REQUIRED TASK: Reproduce all the material exactly, minus any pictures it holds.

⁂

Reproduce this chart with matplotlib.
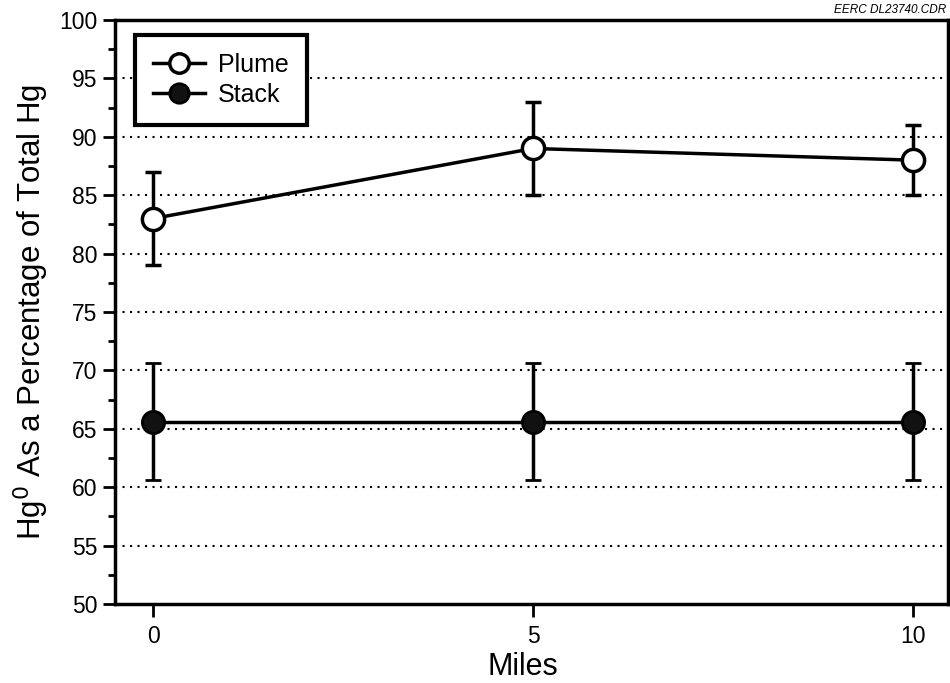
import numpy as np
import matplotlib
matplotlib.use('Agg')
from matplotlib import pyplot as plt
from matplotlib.ticker import MultipleLocator
from matplotlib.lines import Line2D

plt.rcParams['font.family'] = ['Liberation Sans', 'DejaVu Sans']

miles = [0, 5, 10]
plume = [83, 89, 88]
plume_err = [4, 4, 3]
stack = [65.6, 65.6, 65.6]
stack_err = [5, 5, 5]

fig = plt.figure(figsize=(9.5, 6.83), dpi=100)
ax = fig.add_axes([115/950, 1 - 604/683, (948 - 115)/950, (604 - 20)/683])

for y in range(55, 100, 5):
    ax.axhline(y, color='black', linestyle=(0, (1, 2.6)), linewidth=1.5, zorder=1)

ax.errorbar(miles, stack, yerr=stack_err, color='black', linewidth=2.5, elinewidth=2.5,
            capsize=6, capthick=2.5, marker='o', markersize=16, markerfacecolor='#111111',
            markeredgecolor='black', markeredgewidth=2, zorder=3)
ax.errorbar(miles, plume, yerr=plume_err, color='black', linewidth=2.5, elinewidth=2.5,
            capsize=6, capthick=2.5, marker='o', markersize=16, markerfacecolor='white',
            markeredgecolor='black', markeredgewidth=2.5, zorder=3)

ax.set_xlim(-0.5, 10.46)
ax.set_ylim(50, 100)
ax.set_xticks(miles)
ax.yaxis.set_major_locator(MultipleLocator(5))
ax.yaxis.set_minor_locator(MultipleLocator(2.5))
ax.tick_params(axis='both', which='major', direction='out', length=9, width=2, labelsize=16.5, colors='black')
ax.tick_params(axis='x', which='major', pad=6)
ax.tick_params(axis='y', which='minor', direction='out', length=5, width=2)
for s in ax.spines.values():
    s.set_linewidth(2.5)

ax.set_ylabel('Hg$^0$ As a Percentage of Total Hg', fontsize=22.5, labelpad=6)
# x label placed by hand so it stays inside the figure
fig.text(523/950, 1 - 675/683, 'Miles', ha='center', va='baseline', fontsize=22)

handles = [
    Line2D([], [], color='black', linewidth=2.5, marker='o', markersize=14,
           markerfacecolor='white', markeredgecolor='black', markeredgewidth=2.5),
    Line2D([], [], color='black', linewidth=2.5, marker='o', markersize=14,
           markerfacecolor='#111111', markeredgecolor='black', markeredgewidth=2),
]
leg = ax.legend(handles, ['Plume', 'Stack'], loc='upper left', bbox_to_anchor=(0.024, 0.974),
                fontsize=18, frameon=True, fancybox=False, edgecolor='black', handlelength=2.1,
                labelspacing=0.22, borderpad=0.72, borderaxespad=0, handletextpad=0.5, framealpha=1)
leg.get_frame().set_linewidth(3)

fig.text(946/950, 1 - 10/683, 'EERC DL23740.CDR', ha='right', va='center', fontsize=8.5, style='italic')

fig.savefig('out.png', dpi=100)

⁂

RESPONSE TO THE TASK:
Reproduce this chart with matplotlib.
import numpy as np
import matplotlib
matplotlib.use('Agg')
from matplotlib import pyplot as plt
from matplotlib.ticker import MultipleLocator
from matplotlib.lines import Line2D

plt.rcParams['font.family'] = ['Liberation Sans', 'DejaVu Sans']

miles = [0, 5, 10]
plume = [83, 89, 88]
plume_err = [4, 4, 3]
stack = [65.6, 65.6, 65.6]
stack_err = [5, 5, 5]

fig = plt.figure(figsize=(9.5, 6.83), dpi=100)
ax = fig.add_axes([115/950, 1 - 604/683, (948 - 115)/950, (604 - 20)/683])

for y in range(55, 100, 5):
    ax.axhline(y, color='black', linestyle=(0, (1, 2.6)), linewidth=1.5, zorder=1)

ax.errorbar(miles, stack, yerr=stack_err, color='black', linewidth=2.5, elinewidth=2.5,
            capsize=6, capthick=2.5, marker='o', markersize=16, markerfacecolor='#111111',
            markeredgecolor='black', markeredgewidth=2, zorder=3)
ax.errorbar(miles, plume, yerr=plume_err, color='black', linewidth=2.5, elinewidth=2.5,
            capsize=6, capthick=2.5, marker='o', markersize=16, markerfacecolor='white',
            markeredgecolor='black', markeredgewidth=2.5, zorder=3)

ax.set_xlim(-0.5, 10.46)
ax.set_ylim(50, 100)
ax.set_xticks(miles)
ax.yaxis.set_major_locator(MultipleLocator(5))
ax.yaxis.set_minor_locator(MultipleLocator(2.5))
ax.tick_params(axis='both', which='major', direction='out', length=9, width=2, labelsize=16.5, colors='black')
ax.tick_params(axis='x', which='major', pad=6)
ax.tick_params(axis='y', which='minor', direction='out', length=5, width=2)
for s in ax.spines.values():
    s.set_linewidth(2.5)

ax.set_ylabel('Hg$^0$ As a Percentage of Total Hg', fontsize=22.5, labelpad=6)
# x label placed by hand so it stays inside the figure
fig.text(523/950, 1 - 675/683, 'Miles', ha='center', va='baseline', fontsize=22)

handles = [
    Line2D([], [], color='black', linewidth=2.5, marker='o', markersize=14,
           markerfacecolor='white', markeredgecolor='black', markeredgewidth=2.5),
    Line2D([], [], color='black', linewidth=2.5, marker='o', markersize=14,
           markerfacecolor='#111111', markeredgecolor='black', markeredgewidth=2),
]
leg = ax.legend(handles, ['Plume', 'Stack'], loc='upper left', bbox_to_anchor=(0.024, 0.974),
                fontsize=18, frameon=True, fancybox=False, edgecolor='black', handlelength=2.1,
                labelspacing=0.22, borderpad=0.72, borderaxespad=0, handletextpad=0.5, framealpha=1)
leg.get_frame().set_linewidth(3)

fig.text(946/950, 1 - 10/683, 'EERC DL23740.CDR', ha='right', va='center', fontsize=8.5, style='italic')

fig.savefig('out.png', dpi=100)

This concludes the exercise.